The ADSC president made this assertion in a statement on Monday declaring that:
“The Office of the President and Chief Executive of the Africa Development Studies Centre (ADSC) issues this statement as an expert governance and public policy advisory on the ongoing national discourse surrounding electronic voting and real time transmission of election results in Nigeria.
“This intervention is not political. It is institutional, evidence based, and grounded in systems thinking drawn from comparative governance practice and digital transformation experience.
He insisted that Nigeria is not yet structurally ready for real time result transmission as Nigeria’s democratic aspiration must be matched by infrastructural reality.
“At present, the push for real time electronic transmission of election results risks prioritising speed over integrity, and visibility over verifiability.
“Nigeria still conducts elections through manual voting, manual counting, and physical documentation at polling units.
“Every valid result begins with paper processes, human procedures, and environmental dependencies that technology alone cannot correct.
“Without stable electricity, universal telecom coverage, cyber resilient systems, uniform training, and legal clarity, real time transmission remains aspirational rather than operational.
Oluwafemi explained that: “Attempting to enforce it nationwide under current conditions risks three serious outcomes:
• Disenfranchisement, particularly in rural and low connectivity communities
• Expanded cyber vulnerability, where perception of compromise alone can delegitimise outcomes
• Increased post election litigation, due to conflicting evidentiary standards
“Even advanced democracies do not prioritise instant transmission over auditability. They retain paper as the legal anchor while using technology to support verification, reconciliation, and transparency.

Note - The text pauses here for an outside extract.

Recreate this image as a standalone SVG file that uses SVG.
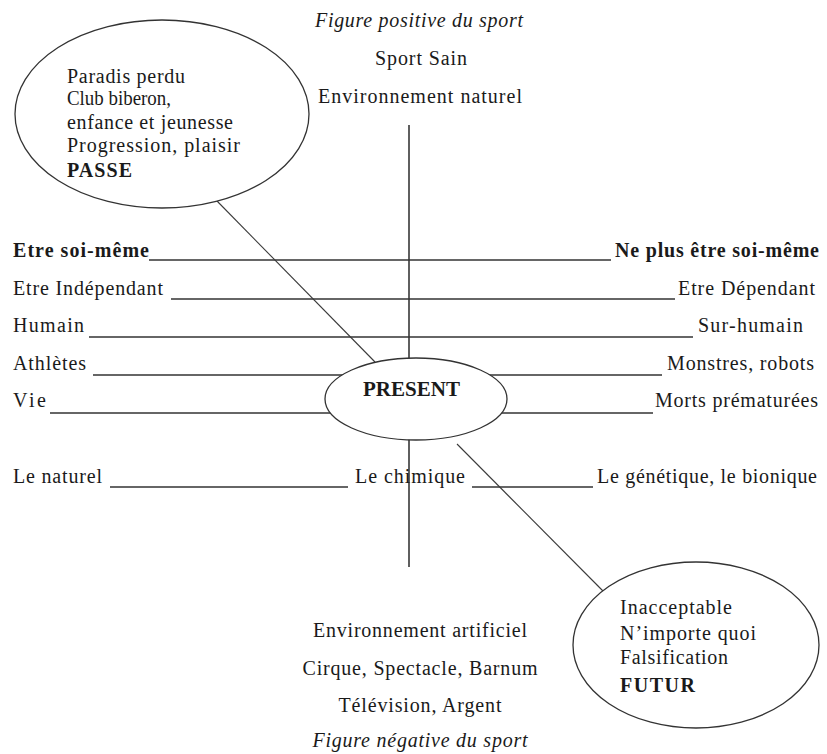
<svg xmlns="http://www.w3.org/2000/svg" width="827" height="754" viewBox="0 0 827 754">
<style>
text{font-family:"Liberation Serif","Times New Roman",serif;font-size:20px;fill:#1a1a1a}
.b{font-weight:bold}
.i{font-style:italic}
.m{text-anchor:middle}
.row{stroke:#333;stroke-width:1.6;fill:none}
.axis{stroke:#2a2a2a;stroke-width:1.5;fill:none}
.diag{stroke:#3a3a3a;stroke-width:1.1;fill:none}
.oval{fill:#fff;stroke:#333;stroke-width:1.3}
</style>
<rect width="827" height="754" fill="#fff"/>
<g id="connectors">
<line class="axis" x1="409" y1="125" x2="409" y2="567"/>
<line class="row" x1="149" y1="260" x2="611" y2="260"/>
<line class="row" x1="171" y1="299" x2="675" y2="299"/>
<line class="row" x1="89" y1="337" x2="693" y2="337"/>
<line class="row" x1="93" y1="375" x2="662" y2="375"/>
<line class="row" x1="50" y1="413" x2="653" y2="413"/>
<line class="row" x1="110" y1="487" x2="348" y2="487"/>
<line class="row" x1="472" y1="487" x2="593" y2="487"/>
<line class="diag" x1="217" y1="201" x2="375" y2="362"/>
<line class="diag" x1="457" y1="444" x2="603" y2="591"/>
</g>
<g id="top-labels">
<text class="i m" x="419" y="27" textLength="208">Figure positive du sport</text>
<text class="m" x="421" y="65" textLength="92">Sport Sain</text>
<text class="m" x="420" y="103" textLength="204">Environnement naturel</text>
</g>
<g id="passe">
<ellipse class="oval" cx="162" cy="114" rx="147" ry="94"/>
<text x="67" y="83" textLength="118">Paradis perdu</text>
<text x="67" y="105" textLength="104" lengthAdjust="spacingAndGlyphs">Club biberon,</text>
<text x="67" y="129" textLength="166">enfance et jeunesse</text>
<text x="67" y="152" textLength="173">Progression, plaisir</text>
<text class="b" x="67" y="177" textLength="65">PASSE</text>
</g>
<g id="left-labels">
<text class="b" x="13" y="257" textLength="136">Etre soi-même</text>
<text x="13" y="295" textLength="150">Etre Indépendant</text>
<text x="13" y="332" textLength="71">Humain</text>
<text x="13" y="370" textLength="73">Athlètes</text>
<text x="13" y="407" textLength="33">Vie</text>
<text x="13" y="483" textLength="89">Le naturel</text>
</g>
<g id="right-labels">
<text class="b" x="615" y="257" textLength="204">Ne plus être soi-même</text>
<text x="678" y="295" textLength="137">Etre Dépendant</text>
<text x="698" y="332" textLength="105">Sur-humain</text>
<text x="667" y="370" textLength="147">Monstres, robots</text>
<text x="655" y="407" textLength="163">Morts prématurées</text>
<text x="597" y="483" textLength="220">Le génétique, le bionique</text>
</g>
<g id="middle-label">
<text x="355" y="483" textLength="110">Le chimique</text>
</g>
<g id="present">
<ellipse class="oval" cx="416" cy="399" rx="91" ry="41"/>
<text class="b" x="363" y="396" style="font-size:21px" textLength="97">PRESENT</text>
</g>
<g id="futur">
<ellipse class="oval" cx="696" cy="645" rx="123" ry="83"/>
<text x="620" y="614" textLength="112">Inacceptable</text>
<text x="620" y="640" textLength="136">N’importe quoi</text>
<text x="620" y="664" textLength="108">Falsification</text>
<text class="b" x="620" y="692" textLength="75">FUTUR</text>
</g>
<g id="bottom-labels">
<text class="m" x="420" y="637" textLength="214">Environnement artificiel</text>
<text class="m" x="420" y="675" textLength="235">Cirque, Spectacle, Barnum</text>
<text class="m" x="420" y="712" textLength="163">Télévision, Argent</text>
<text class="i m" x="420" y="747" textLength="215">Figure négative du sport</text>
</g>
</svg>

“The Issue Is Not Technology. It Is Sequencing.
“Electoral reform must be engineered as national infrastructure, not introduced as an election season feature.
“From a governance systems perspective, Nigeria requires a phased and platform based approach to electoral modernisation.
“This is where Policy as a Platform (PaaP) and Results as a Service (RaaS) provide practical, non partisan pathways forward.
What Policy as a Platform (PaaP) Offers INEC
“PaaP reframes electoral reform as a continuous, standards driven governance system.
Applied to the electoral process, PaaP would:
• Establish minimum national readiness thresholds for power, connectivity, cybersecurity, and device integrity
• Enable gradual, geographically sequenced deployment rather than a risky nationwide switch
• Align law, operations, technology, and dispute resolution into one coherent electoral platform
• Institutionalise transparency and auditability as design features, not post election explanations
“Under PaaP, elections are treated as engineered systems, not improvised events.
What Results as a Service (RaaS) Delivers
“RaaS shifts national focus away from how quickly results appear, towards how credibly they are produced.
For electoral administration, RaaS would:
• Treat each polling unit result as a verified service output with defined checks and validation stages
• Prioritise reconciliation, traceability, and audit trails before public visibility
• Reduce disputes by strengthening confidence in process rather than accelerating announcements
• Measure success by acceptance and legitimacy, not by transmission speed
In democratic governance, trust is built on proof, not on immediacy.
ADSC Advisory Position
“Nigeria does not need to abandon electoral technology. It needs to respect the order of reform.
“Infrastructure must come before automation. Verification must come before visibility. Trust must come before speed.
“Until foundational gaps in power, connectivity, cybersecurity, operational discipline, and legal coherence are addressed, real time electronic transmission of results should remain a medium term objective, not an immediate mandate.
“Electoral reform must be deliberate, inclusive, and system ready.
“That is how democracies endure, he added.